Most dogs were happy to be there
But some were feeling feisty
I was a beautiful day, and hundreds and hundreds of people showed up with their dogs. After the walk, there were all sorts of dog related activities, such as an art contest for the dogs (I didn't see how this was done, but I believe it involved the use of large pieces of paper, water-soluable paints, and a lot of paw activity), a pet trick contest (the dog that could read came in second), a dog-owner look alike contest, and many more.
I was also a good day for kite flying, so I tried out my new horse kite that I got for my birthday. It is so cool! It really looks like a horse galloping in the sky! I also got my big (75-foot) dragon up; usually a crowd pleaser, but here the dogs didn't care for it too much.
Saturday 10 May 2008
Tea for the Tillerman
Well, actually, not tea, but a variety of herbs and vegetables. This morning I rented a tiller, tilled compost into our garden, and started planting food. For me or just the rabbits remains to be seen.

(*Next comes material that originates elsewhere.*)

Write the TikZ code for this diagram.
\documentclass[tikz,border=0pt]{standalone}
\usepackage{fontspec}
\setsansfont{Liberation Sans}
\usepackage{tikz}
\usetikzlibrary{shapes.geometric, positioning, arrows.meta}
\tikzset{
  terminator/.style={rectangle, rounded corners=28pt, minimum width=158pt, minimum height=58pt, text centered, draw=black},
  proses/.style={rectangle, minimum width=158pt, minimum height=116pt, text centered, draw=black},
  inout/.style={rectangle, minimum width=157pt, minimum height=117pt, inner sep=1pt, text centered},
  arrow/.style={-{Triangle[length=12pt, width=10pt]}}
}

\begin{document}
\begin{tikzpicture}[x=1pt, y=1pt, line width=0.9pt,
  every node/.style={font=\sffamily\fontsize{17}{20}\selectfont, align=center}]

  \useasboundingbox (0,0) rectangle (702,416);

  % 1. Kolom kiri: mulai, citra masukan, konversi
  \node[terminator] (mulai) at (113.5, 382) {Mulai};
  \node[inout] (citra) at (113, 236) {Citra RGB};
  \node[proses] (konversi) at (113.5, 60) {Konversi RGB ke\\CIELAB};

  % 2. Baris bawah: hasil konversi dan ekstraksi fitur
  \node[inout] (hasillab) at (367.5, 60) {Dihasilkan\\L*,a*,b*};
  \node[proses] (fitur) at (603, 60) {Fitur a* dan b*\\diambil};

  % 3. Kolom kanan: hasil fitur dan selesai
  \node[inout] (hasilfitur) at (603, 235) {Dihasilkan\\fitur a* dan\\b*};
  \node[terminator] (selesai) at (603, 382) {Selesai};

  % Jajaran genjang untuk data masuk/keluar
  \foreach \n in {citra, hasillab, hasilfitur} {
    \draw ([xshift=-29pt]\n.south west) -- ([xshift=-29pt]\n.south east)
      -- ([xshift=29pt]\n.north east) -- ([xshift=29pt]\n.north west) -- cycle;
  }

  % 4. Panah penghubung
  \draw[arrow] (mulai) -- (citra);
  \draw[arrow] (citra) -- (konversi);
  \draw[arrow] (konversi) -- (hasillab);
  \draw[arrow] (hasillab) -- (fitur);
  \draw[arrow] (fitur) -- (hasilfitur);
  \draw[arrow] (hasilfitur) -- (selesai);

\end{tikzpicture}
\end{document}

Slim pickins at the Bernheim plant sale
We started out by running down to the plant sale at the Bernheim. We visited this sale last year, and got a lot of good herbs. But this year we were disappointed to find very little there at all. So we came back to town, and went to the plant sale at the Louisville Nature Center. Now, that was a plant sale. The Nature Center folks themselves were only selling some "native plants" (also known as "weeds"), but there was a nice lady selling lots of herbs and peppers and tomatoes and things, so we grabbed up a bunch of those and brought them home to plant.
Into the ground!
Buffet line for the squirrels
Sunday 04 May 2008
Today some dear old friends from Houston came to visit. They had been here in Louisville since Thursday night on a "business trip". Apparently, this business involves box seats for both the Oaks and the Derby, as well as some nice meals. They had dinner at The Grotto, Chef Howerton's restaurant. We met Chef Howerton at the Kentucky Arts & Crafts Fair last year, and I use his retail products. They ate at the Brown Hotel, famous for where Louisville's official dish, the Hot Brown, was invented, and they ate at the Oakroom (regular readers will know that this is one of our favorite restaurants). We were green with envy. Except for the Hot Brown part; if you come to Louisville, you can easily skip that. The legend is that the Hot Brown was hurriedly thrown together from kitchen leftovers after a late night dance. It looks about as appetizing as its name.
We took them to breakfast at Proof, the restaurant at the combination hotel and contemporary art gallery known as 21c. The food was good, and the art was the usual stuff you see in contemporary galleries - that is, humorous, often unintentionally so. But the best part was when the women went to the ladies' room. I kept hearing them laughing and laughing. Figuring something was up, I went into the men's room. Sure enough, the mysterious large mirror that I had been wondering about in the hall was a "two-way" mirror, so that when you're in the restroom, you're watching people walk by in the hall (same for the women). And the mirror above the sinks had all these eyes looking around and blinking at you. This was worth the trip alone.
After we ate, we showed them some of Louisville's outdoor beauty: Cave Hill, the Belvedere, Waterfront Park, the Falls of the Ohio, the George Rogers Clark Memorial Bridge, the Big Four bridge (which erupted into a spectacular fire the next day; I saw it coming back from lunch), and Old Louisville. Then we all went to see the local production of the Pulitzer Prize-winning play Doubt. It's a very tightly written play, and deserves its accolades. A good time was had by all.